This month is filled with exciting football games with friends, pumpkin spiced everything, grocery store aisles lined with candy and re-watching Hocus Pocus (no matter what age you are!)
But more importantly, October is Breast Cancer Awareness Month. 1 in 3 Cancers that are diagnosed in the United States is Breast Cancer. 1 in 8 women will be diagnosed in their lifetime but there are things you can do to help prevent breast cancer. Such as: exercise, eating cancer reducing foods such as salmon, pomegranate, green tea, etc., knowing your family history, breastfeeding and watching your alcohol consumption are important ways to lower your odds of getting breast cancer.

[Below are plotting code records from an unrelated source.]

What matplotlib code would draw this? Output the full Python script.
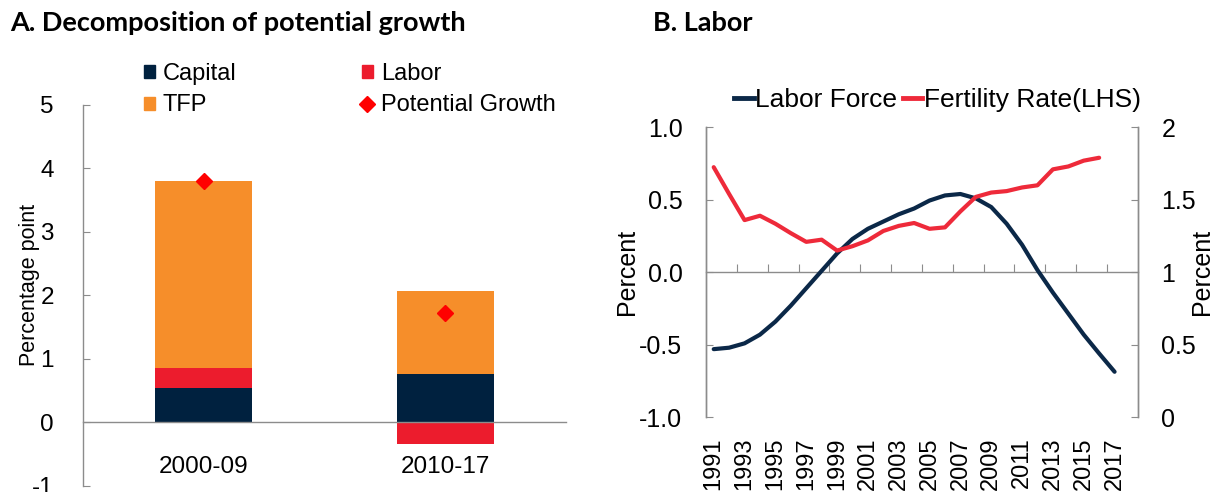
import matplotlib
matplotlib.use("Agg")
import matplotlib.pyplot as plt
import numpy as np
from matplotlib.lines import Line2D
from matplotlib.patches import Patch

# Panel A: contributions to potential growth (percentage points)
periods = ["2000-09", "2010-17"]
capital = [0.535, 0.76]
labor = [0.315, -0.346]
tfp = [2.95, 1.31]
potential_growth = [3.80, 1.726]
a_yticks = [-1, 0, 1, 2, 3, 4, 5]
a_yticklabels = ["-1", "0", "1", "2", "3", "4", "5"]

# Panel B: labor force growth and fertility rate
years = list(range(1991, 2019))
labor_force = [-0.53, -0.52, -0.49, -0.43, -0.34, -0.23, -0.11, 0.01, 0.13,
               0.23, 0.30, 0.35, 0.40, 0.44, 0.495, 0.53, 0.54, 0.51, 0.45,
               0.335, 0.19, 0.015, -0.14, -0.285, -0.43, -0.56, -0.686]
fertility = [1.725, 1.54, 1.36, 1.39, 1.335, 1.27, 1.21, 1.225, 1.15, 1.18,
             1.22, 1.285, 1.32, 1.34, 1.30, 1.31, 1.42, 1.52, 1.55, 1.56,
             1.585, 1.60, 1.71, 1.73, 1.77, 1.79]
b_left_ticks = [-1.0, -0.5, 0.0, 0.5, 1.0]
b_left_labels = ["-1.0", "-0.5", "0.0", "0.5", "1.0"]
b_right_ticks = [0, 0.5, 1, 1.5, 2]
b_right_labels = ["0", "0.5", "1", "1.5", "2"]

NAVY = "#00213f"
RED = "#ec1c2d"
ORANGE = "#f68e2a"
DIAMOND = "#ff0000"
LINE_NAVY = "#0b2848"
LINE_RED = "#ee2a3a"
GRID_GRAY = "#8c8c8c"

plt.rcParams["font.family"] = ["Liberation Sans", "DejaVu Sans"]
W, H = 1214, 492
fig = plt.figure(figsize=(W / 100, H / 100), dpi=100)


def px_axes(left, top, right, bottom):
    return fig.add_axes([left / W, 1 - bottom / H, (right - left) / W, (bottom - top) / H])


# ---- Panel A ----
ax = px_axes(83, 104.7, 566, 485.7)
x = np.arange(len(periods))
cap = np.array(capital)
lab = np.array(labor)
tf = np.array(tfp)
width = 0.4

ax.bar(x, cap, width, color=NAVY, zorder=2)
lab_bottom = np.where(lab >= 0, cap, 0)
ax.bar(x, lab, width, bottom=lab_bottom, color=RED, zorder=2)
tfp_bottom = cap + np.clip(lab, 0, None)
ax.bar(x, tf, width, bottom=tfp_bottom, color=ORANGE, zorder=2)
ax.plot(x, potential_growth, linestyle="none", marker="D", markersize=8.5,
        color=DIAMOND, zorder=3)

ax.set_xlim(-0.5, 1.5)
ax.set_ylim(-1, 5)
ax.set_yticks(a_yticks)
ax.set_yticklabels(a_yticklabels)
ax.set_xticks(x)
ax.set_xticklabels(periods)
for side in ("top", "right"):
    ax.spines[side].set_visible(False)
ax.spines["bottom"].set_position(("data", 0))
ax.spines["bottom"].set_zorder(4)
for side in ("left", "bottom"):
    ax.spines[side].set_color(GRID_GRAY)
    ax.spines[side].set_linewidth(1.0)
ax.tick_params(axis="y", direction="in", length=5, color=GRID_GRAY,
               labelsize=17.5, pad=21)
ax.tick_params(axis="x", length=0, labelsize=17.5, pad=24)
ax.set_ylabel("Percentage point", fontsize=15.5)
ax.yaxis.set_label_coords(-0.089, 0.527)

handles_a = [
    Patch(color=NAVY, label="Capital"),
    Patch(color=ORANGE, label="TFP"),
    Patch(color=RED, label="Labor"),
    Line2D([], [], linestyle="none", marker="D", markersize=8, color=DIAMOND,
           label="Potential Growth"),
]
fig.legend(handles=handles_a, ncol=2, loc="center left",
           bbox_to_anchor=(144 / W, 1 - 89.5 / H), frameon=False,
           fontsize=17, handlelength=0.47, handleheight=0.47,
           handletextpad=0.33, columnspacing=5.3, labelspacing=0.42,
           borderpad=0, borderaxespad=0)

fig.text(10 / W, 1 - 23 / H, "A. Decomposition of potential growth",
         fontsize=19.5, fontweight="bold", family="Lato", va="center", ha="left")

# ---- Panel B ----
bx = px_axes(706, 127.3, 1137.7, 417.3)
bx2 = bx.twinx()
idx = np.arange(len(years))
bx.plot(idx[:len(labor_force)], labor_force, color=LINE_NAVY, linewidth=3.0,
        solid_capstyle="round", zorder=3)
bx2.plot(idx[:len(fertility)], fertility, color=LINE_RED, linewidth=3.0,
         solid_capstyle="round", zorder=3)

bx.set_xlim(-0.5, len(years) - 0.5)
bx.set_ylim(-1.0, 1.0)
bx2.set_ylim(0, 2)
bx.set_yticks(b_left_ticks)
bx.set_yticklabels(b_left_labels)
bx2.set_yticks(b_right_ticks)
bx2.set_yticklabels(b_right_labels)

# category boundary ticks every two years along the zero line
bx.set_xticks(idx[1:-1:2] + 0.5)
bx.set_xticklabels([])
bx.spines["bottom"].set_position(("data", 0))
bx.tick_params(axis="x", direction="in", length=5.5, color=GRID_GRAY)
for a in (bx, bx2):
    a.spines["top"].set_visible(False)
    for s in ("left", "right", "bottom"):
        a.spines[s].set_color(GRID_GRAY)
        a.spines[s].set_linewidth(1.0)
bx2.spines["bottom"].set_visible(False)
bx.tick_params(axis="y", direction="in", length=5, color=GRID_GRAY,
               labelsize=18, pad=17)
bx2.tick_params(axis="y", direction="in", length=5, color=GRID_GRAY,
                labelsize=18, pad=17)

for i in idx[::2]:
    bx.text(i, -0.068, str(years[i]), transform=bx.get_xaxis_transform(),
            rotation=90, ha="center", va="top", fontsize=17)

bx.set_ylabel("Percent", fontsize=18)
bx.yaxis.set_label_coords(-0.155, 0.5)
bx2.set_ylabel("Percent", fontsize=18, rotation=90)
bx2.yaxis.set_label_coords(1.122, 0.5)

handles_b = [
    Line2D([], [], color=LINE_NAVY, linewidth=3.5, label="Labor Force"),
    Line2D([], [], color=LINE_RED, linewidth=3.5, label="Fertility Rate(LHS)"),
]
fig.legend(handles=handles_b, ncol=2, loc="center left",
           bbox_to_anchor=(734 / W, 1 - 100 / H), frameon=False,
           fontsize=19, handlelength=0.74, handletextpad=0.04,
           columnspacing=0.24, borderpad=0, borderaxespad=0)

fig.text(653 / W, 1 - 23 / H, "B. Labor", fontsize=19.5, fontweight="bold",
         family="Lato", va="center", ha="left")

fig.savefig("out.png", dpi=100)
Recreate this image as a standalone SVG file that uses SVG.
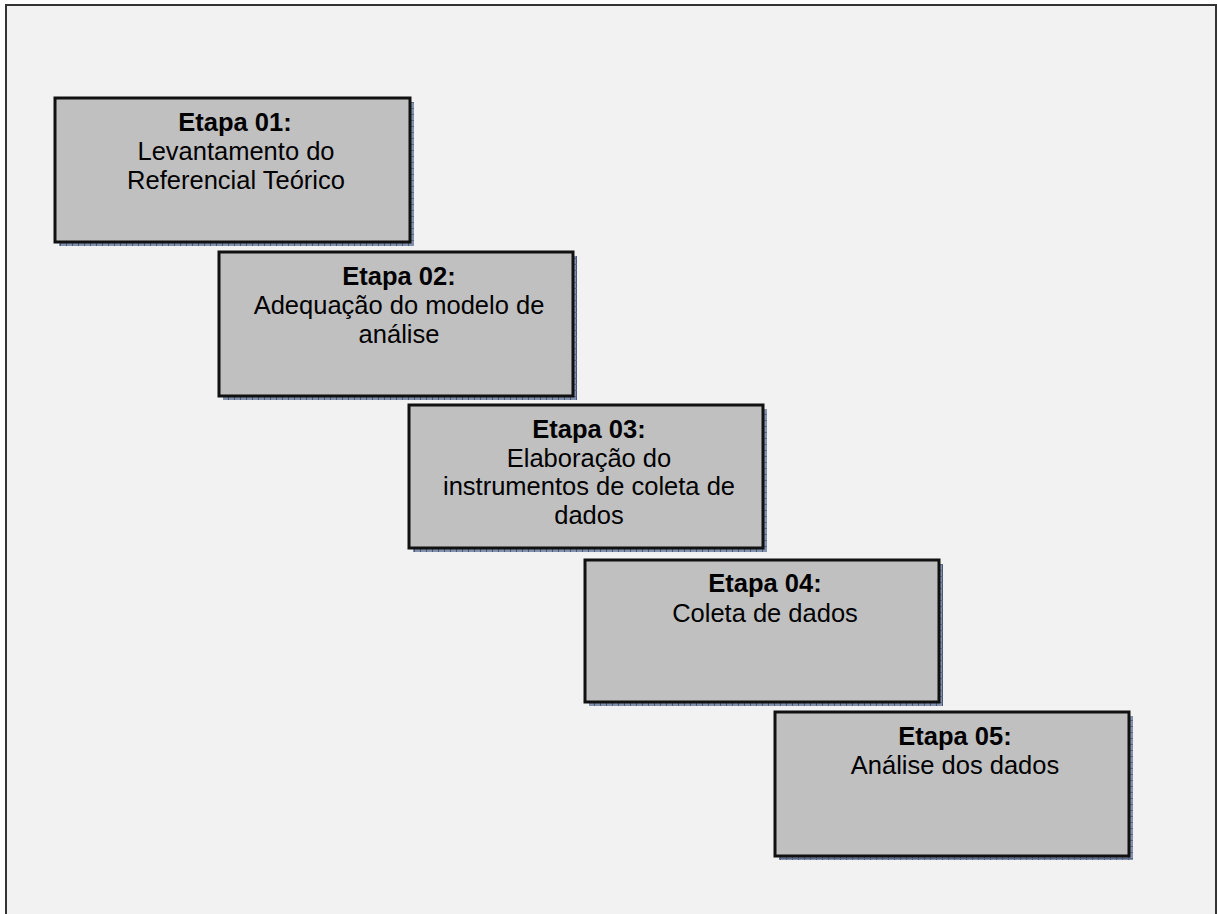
<svg xmlns="http://www.w3.org/2000/svg" width="1218" height="914" viewBox="0 0 1218 914">
<defs>
<pattern id="sh" width="6" height="6" patternUnits="userSpaceOnUse">
<rect width="6" height="6" fill="#8292ac"/>
<rect x="0" y="0" width="1" height="6" fill="#4a5a78"/>
<rect x="0" y="0" width="6" height="1" fill="#5a6a88"/>
</pattern>
<style>
.shadow{fill:url(#sh);}
.box{fill:#c0c0c0;stroke:#111;stroke-width:3;}
.t{font-family:"Liberation Sans",Arial,sans-serif;font-size:25.5px;fill:#000;text-anchor:middle;}
.b{font-weight:bold;}
</style>
</defs>
<rect x="0" y="0" width="1218" height="914" fill="#ffffff"/>
<rect x="6" y="5" width="1210" height="920" fill="#f2f2f2" stroke="#333" stroke-width="2"/>
<g id="connectors"></g>
<g id="etapa01">
<rect class="shadow" x="59" y="102" width="355" height="144"/>
<rect class="box" x="55" y="98" width="355" height="144"/>
<text class="t b" x="235" y="131">Etapa 01:</text>
<text class="t" x="236" y="160">Levantamento do</text>
<text class="t" x="236" y="189">Referencial Teórico</text>
</g>
<g id="etapa02">
<rect class="shadow" x="223" y="256" width="354" height="144"/>
<rect class="box" x="219" y="252" width="354" height="144"/>
<text class="t b" x="399" y="285">Etapa 02:</text>
<text class="t" x="399" y="314">Adequação do modelo de</text>
<text class="t" x="399" y="343">análise</text>
</g>
<g id="etapa03">
<rect class="shadow" x="413" y="409" width="354" height="143"/>
<rect class="box" x="409" y="405" width="354" height="143"/>
<text class="t b" x="589" y="438">Etapa 03:</text>
<text class="t" x="589" y="467">Elaboração do</text>
<text class="t" x="589" y="495">instrumentos de coleta de</text>
<text class="t" x="589" y="524">dados</text>
</g>
<g id="etapa04">
<rect class="shadow" x="589" y="564" width="354" height="142"/>
<rect class="box" x="585" y="560" width="354" height="142"/>
<text class="t b" x="765" y="592">Etapa 04:</text>
<text class="t" x="765" y="622">Coleta de dados</text>
</g>
<g id="etapa05">
<rect class="shadow" x="779" y="716" width="354" height="144"/>
<rect class="box" x="775" y="712" width="354" height="144"/>
<text class="t b" x="955" y="745">Etapa 05:</text>
<text class="t" x="955" y="774">Análise dos dados</text>
</g>
</svg>
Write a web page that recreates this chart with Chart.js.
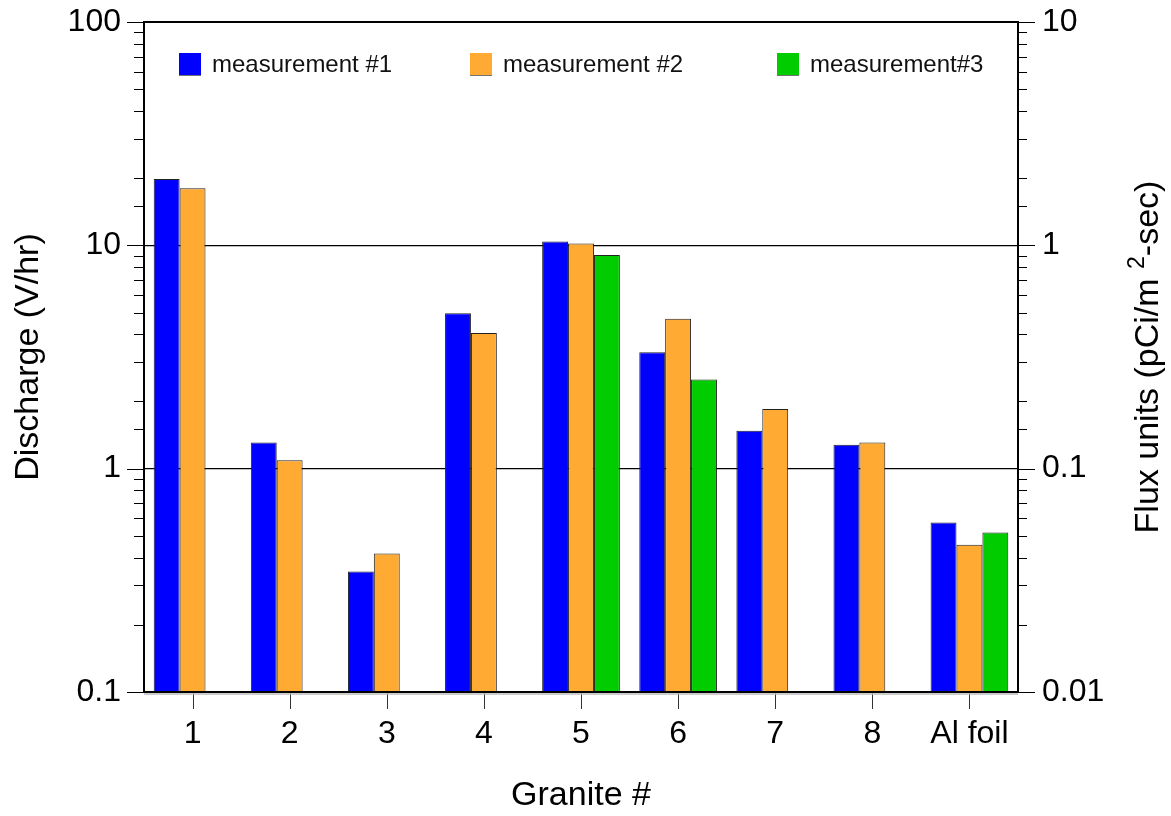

Early detection can also be a life saver. You can reduce your risk by performing monthly self-exams starting at the age of 20. Self exams should be done around the same time every month, seven to ten days after your cycle. You can perform breast self-exams in the shower, in front of a mirror, or lying down. Look for lumps, skin thickening or changes in nipple appearance. Make sure to see a doctor if you notice any changes. You should also have clinical breast exams with a physician every 3 years starting at the age of 20; and annually after age 40. It’s important to be aware of what’s going on with your body to help find and treat diseases early on. It’s just as important to spread the word about mammograms and encourage communities, organizations, families and individuals to get involved! This article was inspired to show support for breast cancer fighters and survivors, while honoring those who were taken.
This article is dedicated to Dr. Judy Brown-Allen. A tenured Sociology professor, attorney, mentor, role model and stage four breast cancer survivor. She had graduated from law school and was about to begin her career as a corporate lawyer when she began noticing that she was losing a lot of her hair and experiencing severe night sweats. “Before I could even taste it – it was all snatched away overnight,” she said.
After many years and 16 different surgeries, she became cancer-free in 2003. Unfortunately, this past Spring she found out that her cancer had returned. Her generosity and service while going through this extend far beyond herself and into the community as well. One of her notable accomplishments is helping to set up a Survivor’s Walk for Kennesaw State University through Relay for Life. This is just a small legacy that she holds. She’s an incredible woman. She’s the 1 in 8 that urges you get checked, take care of your body and help raise awareness for Breast Cancer.